=== Work to complete ===
Up to and including the line with "(0,0) rectangle (383,-548);", reproduce the listing below exactly, beginning at its first line.

=== Extracted records ===
——
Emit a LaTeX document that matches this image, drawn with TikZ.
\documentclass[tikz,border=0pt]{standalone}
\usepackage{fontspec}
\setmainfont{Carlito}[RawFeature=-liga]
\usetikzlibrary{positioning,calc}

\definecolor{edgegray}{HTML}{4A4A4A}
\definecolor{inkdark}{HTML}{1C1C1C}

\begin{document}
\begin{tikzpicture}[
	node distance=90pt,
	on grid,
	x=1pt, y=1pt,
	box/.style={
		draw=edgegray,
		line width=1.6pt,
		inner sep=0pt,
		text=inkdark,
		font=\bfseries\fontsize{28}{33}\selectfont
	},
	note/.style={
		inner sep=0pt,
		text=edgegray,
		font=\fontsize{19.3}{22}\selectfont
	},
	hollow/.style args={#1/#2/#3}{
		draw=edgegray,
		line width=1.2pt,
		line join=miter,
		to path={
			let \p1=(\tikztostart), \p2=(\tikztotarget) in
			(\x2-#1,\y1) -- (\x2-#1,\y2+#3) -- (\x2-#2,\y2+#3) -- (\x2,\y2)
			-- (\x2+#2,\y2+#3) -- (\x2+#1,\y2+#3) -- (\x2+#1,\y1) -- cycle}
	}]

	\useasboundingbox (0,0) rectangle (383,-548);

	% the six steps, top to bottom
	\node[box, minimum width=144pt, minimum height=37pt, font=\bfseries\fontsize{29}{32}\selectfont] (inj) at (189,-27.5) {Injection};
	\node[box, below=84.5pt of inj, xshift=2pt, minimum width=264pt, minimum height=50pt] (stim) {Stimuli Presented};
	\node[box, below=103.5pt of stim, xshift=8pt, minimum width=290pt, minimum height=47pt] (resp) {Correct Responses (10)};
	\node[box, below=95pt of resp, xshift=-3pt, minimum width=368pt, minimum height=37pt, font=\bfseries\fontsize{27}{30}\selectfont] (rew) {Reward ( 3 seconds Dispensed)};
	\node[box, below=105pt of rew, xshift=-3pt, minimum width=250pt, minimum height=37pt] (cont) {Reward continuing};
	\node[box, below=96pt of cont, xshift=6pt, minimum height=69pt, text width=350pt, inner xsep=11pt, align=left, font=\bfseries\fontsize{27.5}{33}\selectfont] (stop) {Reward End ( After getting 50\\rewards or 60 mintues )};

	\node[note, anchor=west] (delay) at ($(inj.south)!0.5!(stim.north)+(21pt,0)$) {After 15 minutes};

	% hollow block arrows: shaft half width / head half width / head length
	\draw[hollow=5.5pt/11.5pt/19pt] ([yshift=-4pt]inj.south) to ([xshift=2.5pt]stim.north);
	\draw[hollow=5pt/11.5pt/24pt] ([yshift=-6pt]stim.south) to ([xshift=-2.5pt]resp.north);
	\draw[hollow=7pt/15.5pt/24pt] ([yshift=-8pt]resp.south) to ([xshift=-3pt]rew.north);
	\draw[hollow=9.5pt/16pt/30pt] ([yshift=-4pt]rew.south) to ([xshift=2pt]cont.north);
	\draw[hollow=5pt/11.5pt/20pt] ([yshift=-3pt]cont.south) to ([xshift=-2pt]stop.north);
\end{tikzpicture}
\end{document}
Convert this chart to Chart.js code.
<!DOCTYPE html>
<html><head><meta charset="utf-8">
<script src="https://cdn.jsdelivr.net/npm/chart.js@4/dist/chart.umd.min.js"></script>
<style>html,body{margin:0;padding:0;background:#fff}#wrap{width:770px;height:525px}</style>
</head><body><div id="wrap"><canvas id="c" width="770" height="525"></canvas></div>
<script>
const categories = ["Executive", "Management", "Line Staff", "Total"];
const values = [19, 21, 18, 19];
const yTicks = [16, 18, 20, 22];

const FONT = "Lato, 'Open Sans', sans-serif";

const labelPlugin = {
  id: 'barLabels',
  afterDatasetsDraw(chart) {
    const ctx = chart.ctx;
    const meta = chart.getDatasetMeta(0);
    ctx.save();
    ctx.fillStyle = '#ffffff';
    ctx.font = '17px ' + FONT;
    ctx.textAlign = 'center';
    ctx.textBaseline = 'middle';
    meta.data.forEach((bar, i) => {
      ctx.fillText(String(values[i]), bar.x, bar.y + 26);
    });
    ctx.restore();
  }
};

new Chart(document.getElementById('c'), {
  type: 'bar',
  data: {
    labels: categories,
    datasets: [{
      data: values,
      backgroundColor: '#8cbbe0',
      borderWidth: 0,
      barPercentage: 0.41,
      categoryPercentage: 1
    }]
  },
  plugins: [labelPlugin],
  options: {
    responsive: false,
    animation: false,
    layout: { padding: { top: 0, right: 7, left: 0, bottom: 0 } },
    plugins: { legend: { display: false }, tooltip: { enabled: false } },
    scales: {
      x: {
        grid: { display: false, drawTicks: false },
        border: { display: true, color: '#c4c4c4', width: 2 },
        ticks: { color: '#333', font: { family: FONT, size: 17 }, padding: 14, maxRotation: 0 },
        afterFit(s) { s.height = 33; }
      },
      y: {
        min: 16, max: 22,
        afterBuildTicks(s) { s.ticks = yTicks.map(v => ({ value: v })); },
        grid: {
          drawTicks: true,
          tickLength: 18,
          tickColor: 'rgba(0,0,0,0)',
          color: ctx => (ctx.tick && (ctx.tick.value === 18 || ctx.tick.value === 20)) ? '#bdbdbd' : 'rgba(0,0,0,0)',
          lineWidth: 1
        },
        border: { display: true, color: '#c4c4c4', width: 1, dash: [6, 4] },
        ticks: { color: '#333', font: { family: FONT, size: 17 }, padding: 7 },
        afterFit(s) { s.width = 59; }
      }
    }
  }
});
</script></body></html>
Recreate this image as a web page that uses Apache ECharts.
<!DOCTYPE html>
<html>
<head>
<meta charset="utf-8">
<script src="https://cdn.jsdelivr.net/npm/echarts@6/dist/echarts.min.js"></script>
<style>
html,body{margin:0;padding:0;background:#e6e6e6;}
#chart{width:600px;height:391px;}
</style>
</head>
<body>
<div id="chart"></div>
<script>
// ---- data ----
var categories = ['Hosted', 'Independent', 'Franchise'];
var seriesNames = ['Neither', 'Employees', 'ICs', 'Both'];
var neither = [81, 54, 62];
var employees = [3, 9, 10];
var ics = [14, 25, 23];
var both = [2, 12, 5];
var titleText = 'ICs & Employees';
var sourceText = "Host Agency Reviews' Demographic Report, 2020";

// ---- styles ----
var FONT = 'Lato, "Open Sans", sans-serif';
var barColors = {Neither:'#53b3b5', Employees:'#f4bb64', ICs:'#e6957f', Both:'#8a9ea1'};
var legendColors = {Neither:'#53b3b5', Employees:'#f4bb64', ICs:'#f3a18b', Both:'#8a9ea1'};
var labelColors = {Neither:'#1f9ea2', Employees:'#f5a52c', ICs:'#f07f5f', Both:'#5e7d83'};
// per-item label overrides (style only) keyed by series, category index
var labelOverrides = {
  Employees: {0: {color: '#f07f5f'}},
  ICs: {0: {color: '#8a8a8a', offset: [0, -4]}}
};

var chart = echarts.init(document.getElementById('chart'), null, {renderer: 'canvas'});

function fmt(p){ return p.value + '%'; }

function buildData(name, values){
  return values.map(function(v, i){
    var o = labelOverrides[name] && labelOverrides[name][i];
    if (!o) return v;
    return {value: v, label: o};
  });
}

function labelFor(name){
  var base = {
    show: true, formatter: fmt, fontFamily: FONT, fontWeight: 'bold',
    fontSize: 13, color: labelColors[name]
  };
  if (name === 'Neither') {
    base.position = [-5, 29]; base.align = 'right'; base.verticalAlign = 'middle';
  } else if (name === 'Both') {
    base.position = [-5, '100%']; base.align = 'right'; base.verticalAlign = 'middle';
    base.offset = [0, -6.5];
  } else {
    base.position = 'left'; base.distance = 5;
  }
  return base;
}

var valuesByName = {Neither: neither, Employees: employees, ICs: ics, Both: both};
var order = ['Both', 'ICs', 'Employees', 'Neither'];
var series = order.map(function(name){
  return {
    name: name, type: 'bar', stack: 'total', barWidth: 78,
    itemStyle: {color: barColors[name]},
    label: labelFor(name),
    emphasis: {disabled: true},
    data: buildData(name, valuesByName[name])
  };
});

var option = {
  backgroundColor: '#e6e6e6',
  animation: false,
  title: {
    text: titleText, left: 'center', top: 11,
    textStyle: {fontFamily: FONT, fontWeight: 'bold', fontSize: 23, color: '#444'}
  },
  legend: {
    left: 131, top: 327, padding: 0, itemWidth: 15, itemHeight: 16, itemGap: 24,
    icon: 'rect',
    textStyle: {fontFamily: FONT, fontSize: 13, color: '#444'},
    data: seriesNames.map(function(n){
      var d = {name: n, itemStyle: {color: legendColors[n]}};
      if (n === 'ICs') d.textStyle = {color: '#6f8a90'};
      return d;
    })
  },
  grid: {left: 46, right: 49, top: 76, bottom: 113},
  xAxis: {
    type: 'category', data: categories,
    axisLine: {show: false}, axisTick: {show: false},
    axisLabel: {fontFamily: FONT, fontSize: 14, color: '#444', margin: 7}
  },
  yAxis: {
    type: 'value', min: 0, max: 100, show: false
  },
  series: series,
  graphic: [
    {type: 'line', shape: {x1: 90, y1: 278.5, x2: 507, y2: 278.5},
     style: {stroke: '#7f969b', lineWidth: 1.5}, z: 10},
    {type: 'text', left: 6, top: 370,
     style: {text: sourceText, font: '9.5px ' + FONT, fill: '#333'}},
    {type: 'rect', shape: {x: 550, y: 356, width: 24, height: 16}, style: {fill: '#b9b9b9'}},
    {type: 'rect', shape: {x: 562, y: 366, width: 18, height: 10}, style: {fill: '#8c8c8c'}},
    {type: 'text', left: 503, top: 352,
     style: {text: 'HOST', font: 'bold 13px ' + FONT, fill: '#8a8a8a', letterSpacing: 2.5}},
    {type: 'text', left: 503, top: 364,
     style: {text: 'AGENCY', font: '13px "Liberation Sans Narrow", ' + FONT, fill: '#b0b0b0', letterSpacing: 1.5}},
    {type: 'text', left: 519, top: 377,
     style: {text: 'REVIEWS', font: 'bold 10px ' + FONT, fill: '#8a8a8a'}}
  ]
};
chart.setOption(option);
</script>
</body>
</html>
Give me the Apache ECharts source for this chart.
——
=== Finished answer ===
Emit a LaTeX document that matches this image, drawn with TikZ.
\documentclass[tikz,border=0pt]{standalone}
\usepackage{fontspec}
\setmainfont{Carlito}[RawFeature=-liga]
\usetikzlibrary{positioning,calc}

\definecolor{edgegray}{HTML}{4A4A4A}
\definecolor{inkdark}{HTML}{1C1C1C}

\begin{document}
\begin{tikzpicture}[
	node distance=90pt,
	on grid,
	x=1pt, y=1pt,
	box/.style={
		draw=edgegray,
		line width=1.6pt,
		inner sep=0pt,
		text=inkdark,
		font=\bfseries\fontsize{28}{33}\selectfont
	},
	note/.style={
		inner sep=0pt,
		text=edgegray,
		font=\fontsize{19.3}{22}\selectfont
	},
	hollow/.style args={#1/#2/#3}{
		draw=edgegray,
		line width=1.2pt,
		line join=miter,
		to path={
			let \p1=(\tikztostart), \p2=(\tikztotarget) in
			(\x2-#1,\y1) -- (\x2-#1,\y2+#3) -- (\x2-#2,\y2+#3) -- (\x2,\y2)
			-- (\x2+#2,\y2+#3) -- (\x2+#1,\y2+#3) -- (\x2+#1,\y1) -- cycle}
	}]

	\useasboundingbox (0,0) rectangle (383,-548);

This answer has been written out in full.